A rubber band's length is half its circumference. Its thickness is the distance from the inner circle to the outer circle.
Lay a rubber band down so that it makes a square. The band's width is the height of that band. If one imagines a rubber band in manufacture, that is, a long tube of rubber on a mandrel, before it is sliced into rubber bands, the band's width is how far apart the slices are cut.
Generally, rubber bands are numbered from small to large, width first. Thus, rubber bands numbered 8-19 are all 1/16 inches wide, with length going from 7/8 inches to 3 1/2 inches. Rubber band numbers 30-34 are for width of 1/8 inches, going again from shorter to longer. For even longer bands, the numbering starts over for numbers above 100, again starting at width 1/16 inches. The only problem is they are being banned in many places where incidents have taken place where they have been used as slingshot weapons.

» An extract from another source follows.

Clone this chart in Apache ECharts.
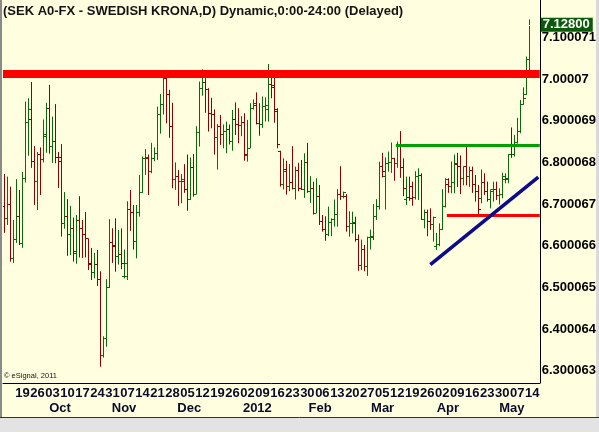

The origin of these size numbers is not clear and there appears to be some conflict in the "standard" numbers. For example, one distributor has a size 117 being 1/16 inch wide and a size 127 being 1/8 inch wide. However, an OfficeMax size 117 is 1/8 inch wide. A manufacturer has a size 117A (1/16 inch wide) and a 117B (1/8 inch wide). Another distributor calls them 7AA (1/16 inch wide) and 7A (1/8 inch wide) (but labels them as specialty bands).